I used to keep quiet about my
living style, especially about my insistence on not wasting energy. I know that
most people who see how I live regard me as being either despicably miserly or
else mentally unstable. When our hunters meet me on a road some of them address
me as if I were a child, or the village idiot. Though they can hear that I
speak normally, they haven't the resources to interpret my appearance any other
way.
When I am in a regular US home and
either the air conditioner or heat pump drones on and on, it weighs upon me. I
cannot but keep thinking of the vast environmental destruction being caused in
the name of my physical comfort. Land lost to coal mining, the production of
greenhouse gases, radioactive wastes... all to produce energy to have me feel
cooler or warmer without needing to add or remove clothing.
When at night I turn off my
energy-efficient computer and my little 40-watt, high-intensity reading lamp,
not an electron flows in my trailer. While I sleep, no ecological violence is
committed on behalf of my comfort, and maybe that's one reason I sleep so
soundly and awaken so glad.
*****
COLORS AND THE HUMAN SPIRIT
Sometimes I just pause and take in
all the colors, textures and patterns around me. For instance, so I can sit in
the sunshine and write this, I open the door to my room.

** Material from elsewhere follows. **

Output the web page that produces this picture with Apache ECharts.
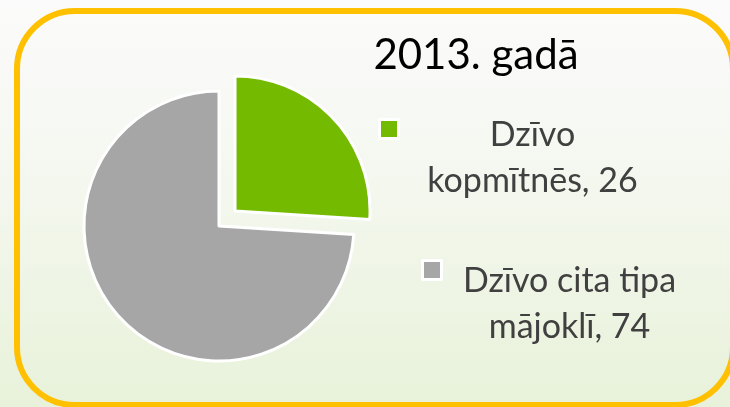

Beneath the 15-ft-high ceiling the
room's walls are painted gold. The doorframe, the pipes bracketed to the walls
carrying electrical wiring, and the metal bars across my high windows are all
blue. The ceiling is white concrete between 26 closely spaced, rusty-red
rafters. The ceiling fan is white. The tiled floor, cool to my feet, is a
mosaic of patterns -- green, pink, cream, brown, gray tiles, and a few
multicolored tiles with snowflake designs and arabesques.